The project began in 2018 and involved inspectors in 29 countries who examined 3,391 mixtures along with 1,620 manufacturers, importers, downstream users, and distributor. The inspectors wanted to create an overview of how well companies observed the requirement of Articles 4, 17, 29, 35, and 37 of the CLP Regulation and Article 31 of REACH. They limited their work to the examination of mixtures that are known to contain hazardous ingredients, such as laundry and cleaning agents, coatings, paints, thinners, paint removers, adhesives and sealants, and air fresheners.
The ECHA has now published its comprehensive findings in a in a report. The most important findings include:
- Every second company violates legal requirements.

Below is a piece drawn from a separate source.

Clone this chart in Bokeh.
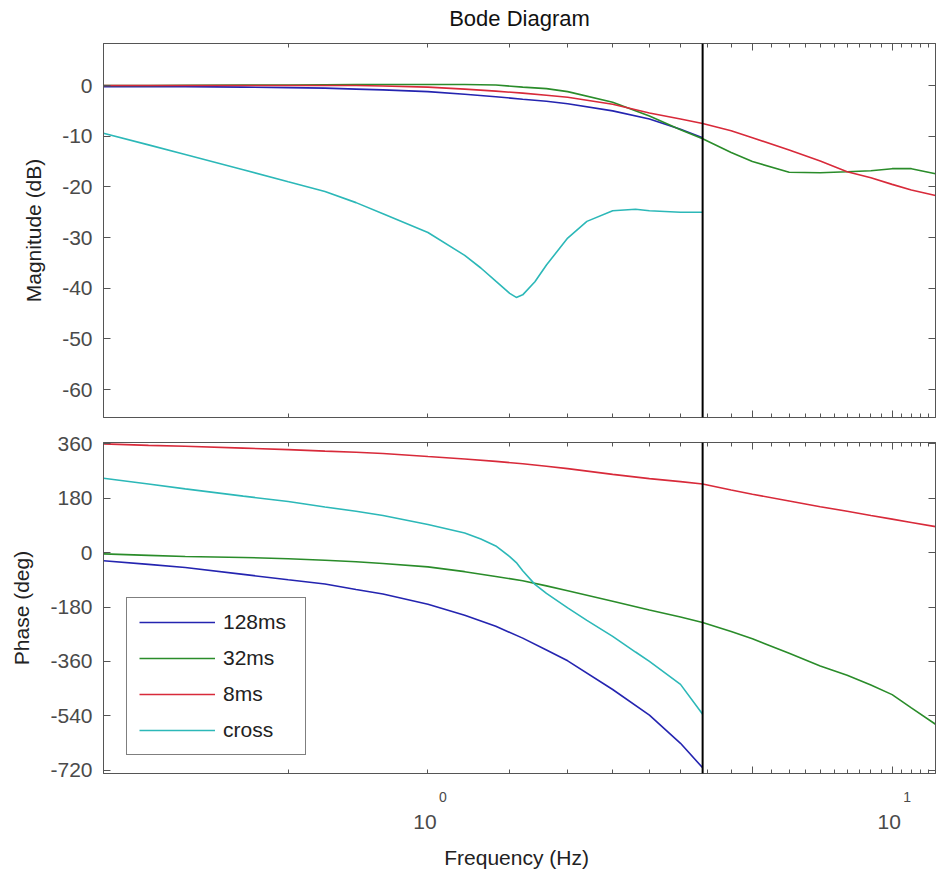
from bokeh.plotting import figure
from bokeh.models import (Span, LogAxis, LinearAxis, FixedTicker, Range1d, Legend, LegendItem, LogTicker,
                          CustomJSTickFormatter)
from bokeh.layouts import column
from bokeh.embed import file_html
from bokeh.resources import INLINE

# ---------------- data ----------------
NYQUIST = 3.906

FREQ_128 = [0.2, 0.25, 0.3, 0.4, 0.5, 0.6, 0.7, 0.8, 1.0, 1.2, 1.4, 1.6, 1.8, 2.0, 2.5, 3.0, 3.5, 3.906]
MAG_128 = [-0.2, -0.2, -0.2, -0.3, -0.4, -0.5, -0.7, -0.85, -1.2, -1.7, -2.2, -2.7, -3.1, -3.6, -5.0, -6.6, -8.6, -10.3]
PH_128 = [-27, -39, -49, -72, -90, -104, -122, -137, -171, -207, -244, -283, -322, -358, -453, -538, -631, -712]

FREQ_32 = [0.2, 0.25, 0.3, 0.4, 0.5, 0.6, 0.7, 0.8, 1.0, 1.2, 1.4, 1.6, 1.8, 2.0, 2.5, 3.0, 3.5, 3.906,
           4.5, 5, 6, 7, 8, 9, 10, 11, 12.4]
MAG_32 = [0.0, 0.0, 0.05, 0.1, 0.1, 0.15, 0.2, 0.2, 0.2, 0.2, 0.1, -0.3, -0.6, -1.2, -3.3, -6.0, -8.7, -10.5,
          -13.2, -15.0, -17.1, -17.2, -17.0, -16.8, -16.4, -16.4, -17.4]
PH_32 = [-4, -9, -13, -16, -20, -25, -30, -36, -47, -63, -79, -93, -110, -126, -161, -190, -213, -231,
         -261, -285, -333, -375, -406, -438, -470, -514, -568]

FREQ_8 = FREQ_32
MAG_8 = [0.0, 0.0, 0.0, 0.0, 0.0, 0.0, 0.0, -0.1, -0.3, -0.7, -1.1, -1.5, -1.9, -2.3, -3.7, -5.4, -6.6, -7.5,
         -8.9, -10.3, -12.7, -14.9, -17.0, -18.2, -19.5, -20.6, -21.7]
PH_8 = [360, 355, 352, 346, 341, 336, 332, 328, 318, 310, 302, 294, 286, 278, 259, 245, 235, 227,
        207, 193, 171, 152, 137, 123, 111, 100, 86]

FREQ_X = [0.2, 0.25, 0.3, 0.4, 0.5, 0.6, 0.7, 0.8, 1.0, 1.2, 1.3, 1.4, 1.5, 1.55, 1.6, 1.7, 1.8, 2.0, 2.2, 2.5,
          2.8, 3.0, 3.5, 3.906]
MAG_X = [-9.4, -11.7, -13.6, -16.6, -19.0, -20.9, -23.1, -25.3, -29.0, -33.5, -36.0, -38.6, -41.0, -41.8, -41.3,
         -38.7, -35.4, -30.1, -26.8, -24.7, -24.4, -24.7, -25.0, -25.0]
PH_X = [246, 227, 211, 187, 169, 151, 137, 123, 93, 65, 45, 22, -13, -33, -60, -105, -135, -183, -224, -277,
        -329, -360, -436, -535]

SERIES = ["128ms", "32ms", "8ms", "cross"]
COLORS = ["#2424b0", "#2a8c2a", "#d82a3a", "#2cb8b8"]

TITLE = "Bode Diagram"
MAG_TICKS = [0, -10, -20, -30, -40, -50, -60]
PH_TICKS = [360, 180, 0, -180, -360, -540, -720]
X_DECADES = [1, 10]
X_EXPONENTS = ["0", "1"]
X_RANGE = (0.2, 12.4)
MAG_RANGE = (-65.5, 8.3)
PH_RANGE = (-731, 364.5)

FONT = "Liberation Sans"
TICK_COLOR = "#4a4a4a"
FRAME_COLOR = "#555555"
TICK_FS = "21px"
LABEL_FS = "21px"

data = [
    (FREQ_128, MAG_128, PH_128),
    (FREQ_32, MAG_32, PH_32),
    (FREQ_8, MAG_8, PH_8),
    (FREQ_X, MAG_X, PH_X),
]

EMPTY = CustomJSTickFormatter(code="return '';")
PLAIN = CustomJSTickFormatter(code="return tick.toString();")


def style_axis(ax, labels=True):
    ax.major_tick_in = 7
    ax.major_tick_out = 0
    ax.minor_tick_in = 4
    ax.minor_tick_out = 0
    ax.axis_line_color = FRAME_COLOR
    ax.major_tick_line_color = FRAME_COLOR
    ax.minor_tick_line_color = FRAME_COLOR
    ax.major_label_text_font = FONT
    ax.major_label_text_color = TICK_COLOR
    ax.major_label_text_font_size = TICK_FS
    ax.major_label_standoff = 11 if labels else 0
    if not labels:
        ax.formatter = EMPTY
    ax.axis_label_text_font = FONT
    ax.axis_label_text_font_size = LABEL_FS
    ax.axis_label_text_font_style = "normal"
    ax.axis_label_text_color = "#222222"


def make_fig(height, y_range, yticks, ylabel, border_top, border_bottom, title=None):
    p = figure(width=936, height=height, x_axis_type="log", output_backend="svg",
               toolbar_location=None, x_range=Range1d(*X_RANGE), y_range=Range1d(*y_range),
               min_border_left=103, min_border_right=1, min_border_top=border_top,
               min_border_bottom=border_bottom)
    p.xgrid.visible = False
    p.ygrid.visible = False
    p.outline_line_color = FRAME_COLOR
    p.background_fill_color = "white"
    p.border_fill_color = "white"
    p.xaxis.ticker = LogTicker(num_minor_ticks=10)
    style_axis(p.xaxis[0], labels=False)
    p.yaxis.ticker = FixedTicker(ticks=yticks, minor_ticks=[])
    style_axis(p.yaxis[0])
    p.yaxis.formatter = PLAIN
    p.yaxis.axis_label = ylabel
    p.yaxis.axis_label_standoff = 14
    top = LogAxis(ticker=LogTicker(num_minor_ticks=10))
    style_axis(top, labels=False)
    if title is not None:
        # chart title drawn as the label of the top (tick-only) axis
        top.axis_label = title
        top.axis_label_text_font_size = "22px"
        top.axis_label_text_color = "#111111"
        top.axis_label_standoff = 13
    p.add_layout(top, "above")
    right = LinearAxis(ticker=FixedTicker(ticks=yticks, minor_ticks=[]))
    style_axis(right, labels=False)
    p.add_layout(right, "right")
    p.add_layout(Span(location=NYQUIST, dimension="height", line_color="black", line_width=2))
    return p


p1 = make_fig(429, MAG_RANGE, MAG_TICKS, "Magnitude (dB)", 43, 12, title=TITLE)
p2 = make_fig(448, PH_RANGE, PH_TICKS, "Phase (deg)", 13, 104)

items = []
for name, color, (f, m, ph) in zip(SERIES, COLORS, data):
    p1.line(f, m, line_color=color, line_width=1.6)
    r = p2.line(f, ph, line_color=color, line_width=1.6)
    items.append(LegendItem(label=name, renderers=[r]))

legend = Legend(items=items, location=(23, 18))
legend.label_text_font = FONT
legend.label_text_font_size = "21px"
legend.label_text_color = "#222222"
legend.glyph_width = 76
legend.glyph_height = 22
legend.label_width = 70
legend.label_standoff = 8
legend.spacing = 12
legend.padding = 12
legend.border_line_color = "black"
legend.border_line_width = 1.5
legend.background_fill_alpha = 1.0
p2.add_layout(legend, "center")

# decade tick labels drawn MATLAB-style: exponent row, then "10" row, then axis title
exp_axis = LogAxis(ticker=FixedTicker(ticks=[d * 10 ** (15 / 465.0) for d in X_DECADES], minor_ticks=[]),
                   formatter=CustomJSTickFormatter(code="return tick < 5 ? '%s' : '%s';" % tuple(X_EXPONENTS)))
exp_axis.major_tick_in = 0
exp_axis.major_tick_out = 0
exp_axis.minor_tick_in = 0
exp_axis.minor_tick_out = 0
exp_axis.axis_line_color = None
exp_axis.major_label_text_font = FONT
exp_axis.major_label_text_font_size = "14px"
exp_axis.major_label_text_color = TICK_COLOR
exp_axis.major_label_standoff = 18
p2.add_layout(exp_axis, "below")

base_axis = LogAxis(ticker=FixedTicker(ticks=[d * 10 ** (-3 / 465.0) for d in X_DECADES], minor_ticks=[]),
                    formatter=CustomJSTickFormatter(code="return '10';"))
base_axis.major_tick_in = 0
base_axis.major_tick_out = 0
base_axis.minor_tick_in = 0
base_axis.minor_tick_out = 0
base_axis.axis_line_color = None
base_axis.major_label_text_font = FONT
base_axis.major_label_text_font_size = TICK_FS
base_axis.major_label_text_color = TICK_COLOR
base_axis.major_label_standoff = 10
base_axis.axis_label = "Frequency  (Hz)"
base_axis.axis_label_text_font = FONT
base_axis.axis_label_text_font_size = LABEL_FS
base_axis.axis_label_text_font_style = "normal"
base_axis.axis_label_text_color = "#222222"
base_axis.axis_label_standoff = 14
p2.add_layout(base_axis, "below")

layout = column(p1, p2, spacing=0)
open("out.html", "w").write(file_html(layout, INLINE))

- Some 17% of the mixtures examined are classified incorrectly and are therefore labeled incorrectly,
making it impossible to guarantee their safe use.
- For every tenth mixture containing substances with a harmonized classification (mainly CMR substances and respiratory sensitisers) the harmonized classification and labeling were not applied.
- More than one-third of mixtures were labeled incorrectly.
- The closures of the outer packaging of more than 20% of liquid laundry detergent capsules (LLDCs) were defective after the first use.
- Every third safety data sheet (SDS) that was examined contained errors.
At the end of the report, the authors made a series of recommendations.
They appealed to industry to classify mixtures correctly. Only correct classification ensures the compliance of safety data sheets. Such classification creates transparency in the supply chain, which presumes end-to-end transmission of information. That’s why companies must keep a careful eye on the quality of SDS.
They call upon individual member states to create information campaigns to call the industry’s attention to the classification requirements of the CLP Regulation and the data requirements of safety data sheets.
They recommend that the EU formulate Article 29 of the CLP Regulation (exceptions to and labeling and packaging regulations) to exclude any opportunity for differences in interpretation. Furthermore, the EU should develop harmonized tests for technical requirements of the LLDCs.
The authors urge that the project be repeated in a few years to document the progress of compliance and monitor adherence to requirements.